**Short task:** Images are not part of the copy; write out the rest of the data exactly as given.

**Data extract:**
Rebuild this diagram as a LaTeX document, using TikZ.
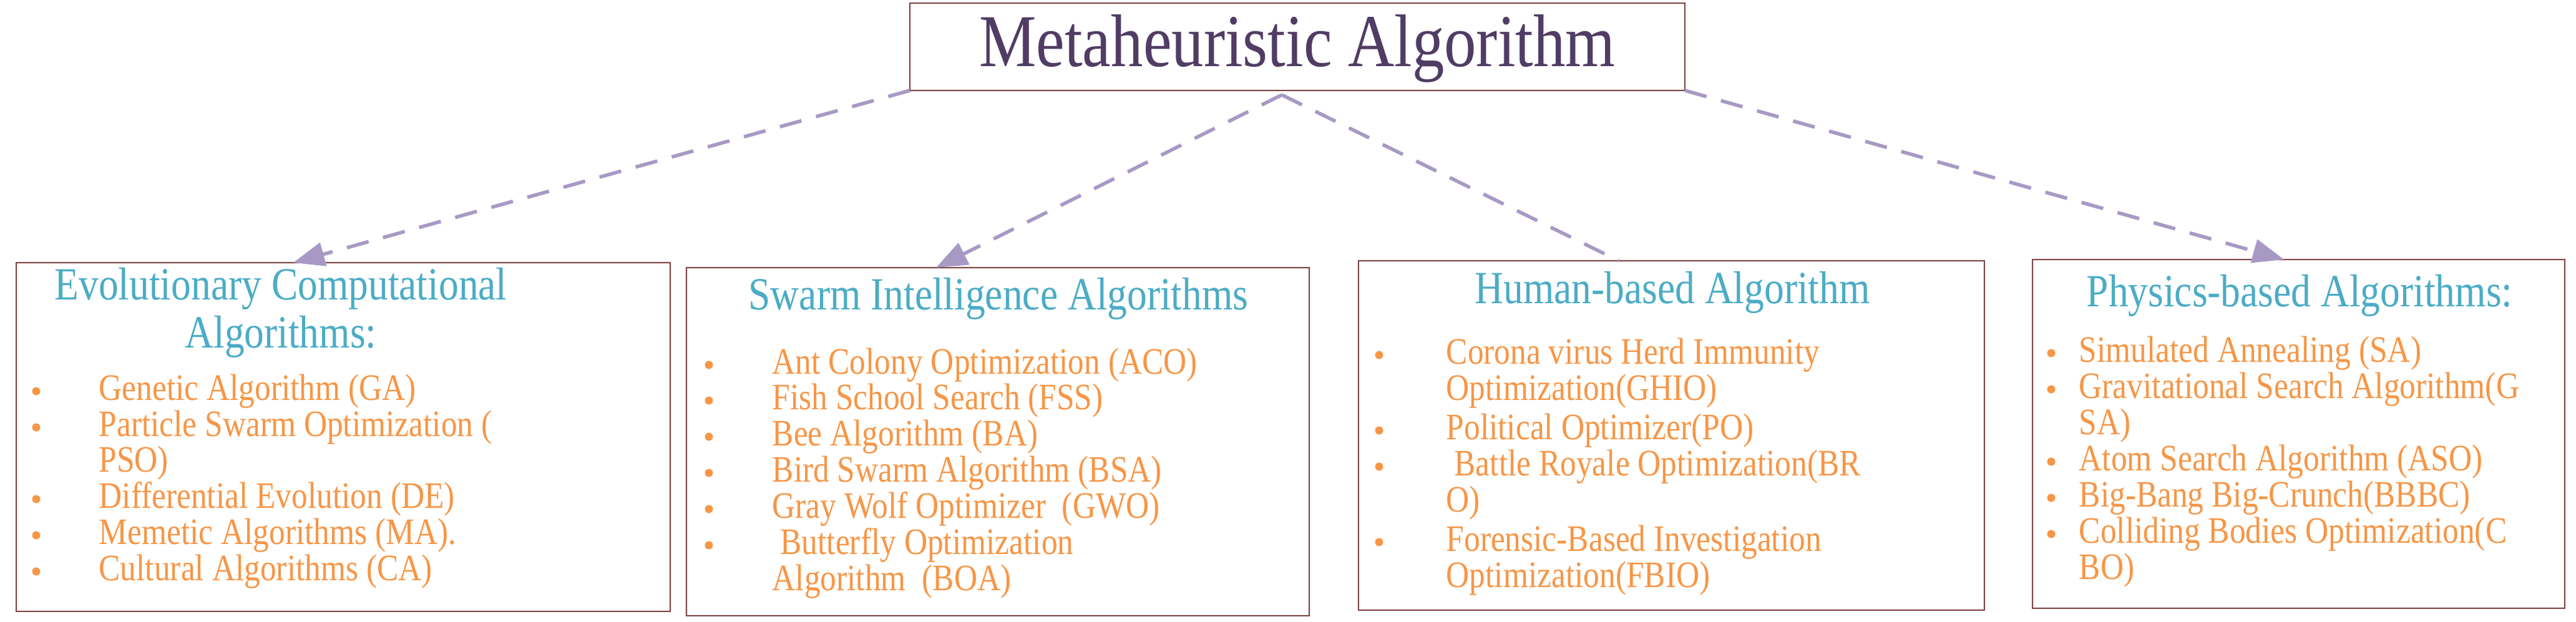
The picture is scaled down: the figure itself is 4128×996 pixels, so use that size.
\documentclass[tikz,border=0pt]{standalone}
\usepackage{fontspec}
\setmainfont{Liberation Serif}[FakeStretch=0.86]
\usetikzlibrary{arrows.meta}
\definecolor{brd}{RGB}{125,65,65}
\definecolor{ttl}{RGB}{80,60,100}
\definecolor{hd}{RGB}{75,172,198}
\definecolor{itm}{RGB}{247,150,70}
\definecolor{arr}{RGB}{168,153,196}
\tikzset{
 box/.style={draw=brd,line width=0.8pt,inner sep=0pt},
 head/.style={text=hd,font=\fontsize{21}{22}\selectfont,inner sep=0pt},
 item/.style={text=itm,font=\fontsize{17}{18}\selectfont,anchor=west,inner sep=0pt},
 bul/.style={fill=itm,circle,inner sep=0pt,minimum width=0.1cm,minimum height=0.13cm,ellipse/.try},
 conn/.style={draw=arr,line width=1.6pt,dash pattern=on 0.36cm off 0.24cm},
 tip/.style={-{Triangle[length=0.5cm,width=0.38cm]}}
}
\begin{document}
\begin{tikzpicture}[x=0.01cm,y=-0.01cm]
\useasboundingbox (0,0) rectangle (4128,996);
% title
\draw[box] (1458,5) rectangle (2700,145);
\node[text=ttl,font=\fontsize{34}{36}\selectfont] (title) at (2079,78) {Metaheuristic Algorithm};
\coordinate (tl) at (1458,145);
\coordinate (tm) at (2054,152);
\coordinate (tr) at (2700,145);
% boxes
\draw[box] (26,421) rectangle (1074,980);
\draw[box] (1100,429) rectangle (2098,987);
\draw[box] (2177,418) rectangle (3180,978);
\draw[box] (3257,416) rectangle (4110,975);
\coordinate (b1) at (470,421);
\coordinate (b2) at (1500,429);
\coordinate (b3) at (2594,418);
\coordinate (b4) at (3660,416);
\draw[conn,tip] (tl) -- (b1);
\draw[conn,tip] (tm) -- (b2);
\draw[conn] (tm) -- (b3);
\draw[conn,tip] (tr) -- (b4);
% box 1
\node[head] (h1a) at (450,463) {Evolutionary Computational};
\node[head] (h1b) at (450,540) {Algorithms:};
\foreach \y/\t/\b in {627/Genetic Algorithm (GA)/1,685/Particle Swarm Optimization (/1,742/PSO)/0,800/Differential Evolution (DE)/1,858/Memetic Algorithms (MA)./1,916/Cultural Algorithms (CA)/1}{
 \node[item] at (158,\y) {\t};
 \ifnum\b=1 \node[bul] at (58,\y) {};\fi
}
% box 2
\node[head] (h2) at (1600,479) {Swarm Intelligence Algorithms};
\foreach \y/\t/\b in {585/Ant Colony Optimization (ACO)/1,642/Fish School Search (FSS)/1,700/Bee Algorithm (BA)/1,758/Bird Swarm Algorithm (BSA)/1,816/Gray Wolf Optimizer \ (GWO)/1,874/\ Butterfly Optimization/1,932/Algorithm \ (BOA)/0}{
 \node[item] at (1237,\y) {\t};
 \ifnum\b=1 \node[bul] at (1136,\y) {};\fi
}
% box 3
\node[head] (h3) at (2680,469) {Human-based Algorithm};
\foreach \y/\t/\b in {569/Corona virus Herd Immunity/1,627/Optimization(GHIO)/0,690/Political Optimizer(PO)/1,748/\ Battle Royale Optimization(BR/1,806/O)/0,869/Forensic-Based Investigation/1,927/Optimization(FBIO)/0}{
 \node[item] at (2317,\y) {\t};
 \ifnum\b=1 \node[bul] at (2210,\y) {};\fi
}
% box 4
\node[head] (h4) at (3685,474) {Physics-based Algorithms:};
\foreach \y/\t/\b in {566/Simulated Annealing (SA)/1,624/Gravitational Search Algorithm(G/1,682/SA)/0,740/Atom Search Algorithm (ASO)/1,798/Big-Bang Big-Crunch(BBBC)/1,856/Colliding Bodies Optimization(C/1,914/BO)/0}{
 \node[item] at (3331,\y) {\t};
 \ifnum\b=1 \node[bul] at (3287,\y) {};\fi
}
\end{tikzpicture}
\end{document}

**Answer in full:**
Rebuild this diagram as a LaTeX document, using TikZ.
The picture is scaled down: the figure itself is 4128×996 pixels, so use that size.
\documentclass[tikz,border=0pt]{standalone}
\usepackage{fontspec}
\setmainfont{Liberation Serif}[FakeStretch=0.86]
\usetikzlibrary{arrows.meta}
\definecolor{brd}{RGB}{125,65,65}
\definecolor{ttl}{RGB}{80,60,100}
\definecolor{hd}{RGB}{75,172,198}
\definecolor{itm}{RGB}{247,150,70}
\definecolor{arr}{RGB}{168,153,196}
\tikzset{
 box/.style={draw=brd,line width=0.8pt,inner sep=0pt},
 head/.style={text=hd,font=\fontsize{21}{22}\selectfont,inner sep=0pt},
 item/.style={text=itm,font=\fontsize{17}{18}\selectfont,anchor=west,inner sep=0pt},
 bul/.style={fill=itm,circle,inner sep=0pt,minimum width=0.1cm,minimum height=0.13cm,ellipse/.try},
 conn/.style={draw=arr,line width=1.6pt,dash pattern=on 0.36cm off 0.24cm},
 tip/.style={-{Triangle[length=0.5cm,width=0.38cm]}}
}
\begin{document}
\begin{tikzpicture}[x=0.01cm,y=-0.01cm]
\useasboundingbox (0,0) rectangle (4128,996);
% title
\draw[box] (1458,5) rectangle (2700,145);
\node[text=ttl,font=\fontsize{34}{36}\selectfont] (title) at (2079,78) {Metaheuristic Algorithm};
\coordinate (tl) at (1458,145);
\coordinate (tm) at (2054,152);
\coordinate (tr) at (2700,145);
% boxes
\draw[box] (26,421) rectangle (1074,980);
\draw[box] (1100,429) rectangle (2098,987);
\draw[box] (2177,418) rectangle (3180,978);
\draw[box] (3257,416) rectangle (4110,975);
\coordinate (b1) at (470,421);
\coordinate (b2) at (1500,429);
\coordinate (b3) at (2594,418);
\coordinate (b4) at (3660,416);
\draw[conn,tip] (tl) -- (b1);
\draw[conn,tip] (tm) -- (b2);
\draw[conn] (tm) -- (b3);
\draw[conn,tip] (tr) -- (b4);
% box 1
\node[head] (h1a) at (450,463) {Evolutionary Computational};
\node[head] (h1b) at (450,540) {Algorithms:};
\foreach \y/\t/\b in {627/Genetic Algorithm (GA)/1,685/Particle Swarm Optimization (/1,742/PSO)/0,800/Differential Evolution (DE)/1,858/Memetic Algorithms (MA)./1,916/Cultural Algorithms (CA)/1}{
 \node[item] at (158,\y) {\t};
 \ifnum\b=1 \node[bul] at (58,\y) {};\fi
}
% box 2
\node[head] (h2) at (1600,479) {Swarm Intelligence Algorithms};
\foreach \y/\t/\b in {585/Ant Colony Optimization (ACO)/1,642/Fish School Search (FSS)/1,700/Bee Algorithm (BA)/1,758/Bird Swarm Algorithm (BSA)/1,816/Gray Wolf Optimizer \ (GWO)/1,874/\ Butterfly Optimization/1,932/Algorithm \ (BOA)/0}{
 \node[item] at (1237,\y) {\t};
 \ifnum\b=1 \node[bul] at (1136,\y) {};\fi
}
% box 3
\node[head] (h3) at (2680,469) {Human-based Algorithm};
\foreach \y/\t/\b in {569/Corona virus Herd Immunity/1,627/Optimization(GHIO)/0,690/Political Optimizer(PO)/1,748/\ Battle Royale Optimization(BR/1,806/O)/0,869/Forensic-Based Investigation/1,927/Optimization(FBIO)/0}{
 \node[item] at (2317,\y) {\t};
 \ifnum\b=1 \node[bul] at (2210,\y) {};\fi
}
% box 4
\node[head] (h4) at (3685,474) {Physics-based Algorithms:};
\foreach \y/\t/\b in {566/Simulated Annealing (SA)/1,624/Gravitational Search Algorithm(G/1,682/SA)/0,740/Atom Search Algorithm (ASO)/1,798/Big-Bang Big-Crunch(BBBC)/1,856/Colliding Bodies Optimization(C/1,914/BO)/0}{
 \node[item] at (3331,\y) {\t};
 \ifnum\b=1 \node[bul] at (3287,\y) {};\fi
}
\end{tikzpicture}
\end{document}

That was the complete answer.